The tutorial posted above looks on the money- a shallow, "free air" woofer is apparently the best bet for this application. Mine most certainly isn't "shallow" and I have only about 2cm clearance between bottom of driver and fuel sender unit's outlet. I may change to an 8" sub later, with an adaptor ring. The Philips unit sounds fine, it'll transmit bass (and vibrations) all through the car!

Oh, I have changed head unit to a Sony single DIN unit. Original unit was OK but ran extremely hot (even with the tiny wattage std speakers) which I thought was not good for my CDs, especially in our hot climate. Have never used the CD player in the Sony unit though- it has a USB input.

glennskitchen 9th February 2013 02:49 AM

OK,
I checked and it's a sub woofer with single coil.

NEO Dan 9th February 2013 03:07 AM

Is it connected to the factory amplifier, or do you plan on adding an amplifier?
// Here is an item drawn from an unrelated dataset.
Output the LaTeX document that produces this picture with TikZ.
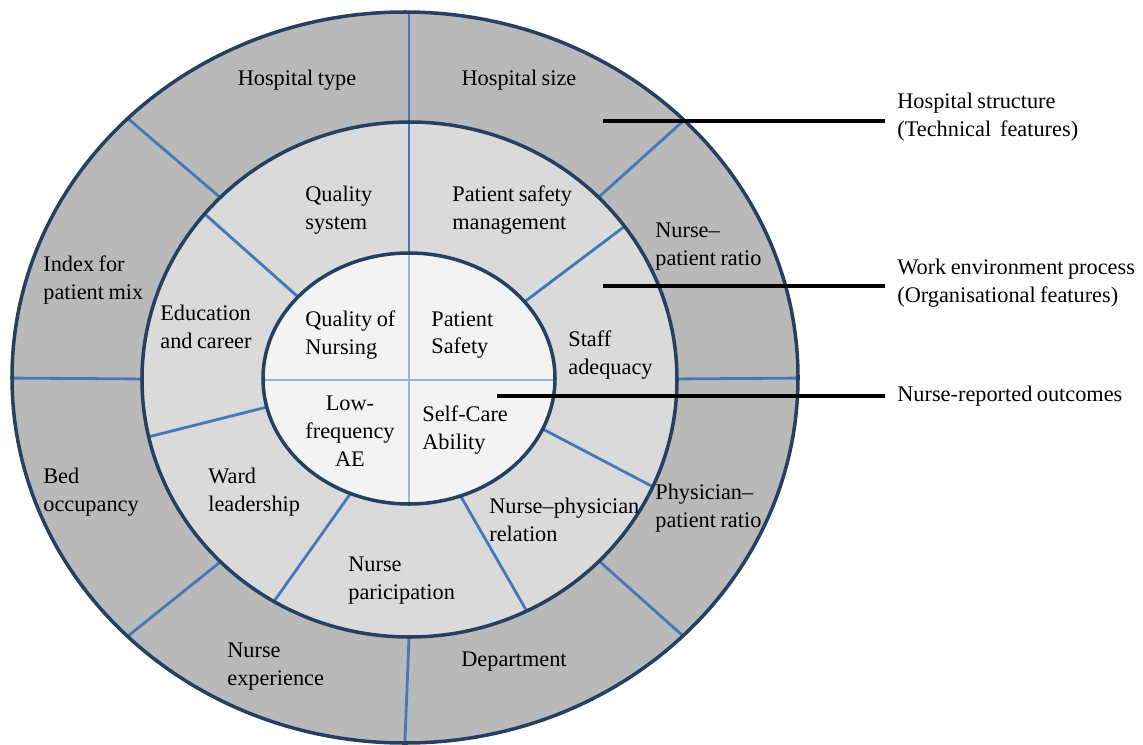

head_unit 10th February 2013 03:44 AM

It is highly probably that the factory radio sends two channels to the factory subwoofer amp, which mixes the channels into 1 mono channel, and powers the sub.

So you need to connect your radio's "woofer" outputs to the factory amp left and right inputs. But really to help, we need:
- Make/model of the radio
- Picture of the factory sub amp inputs, if possible.

OR, you could try calling Crutchfield to ask. There is a decent chance they have a wiring harness adaptor that will do just what you need. If not, perhaps Metra or Scosche might.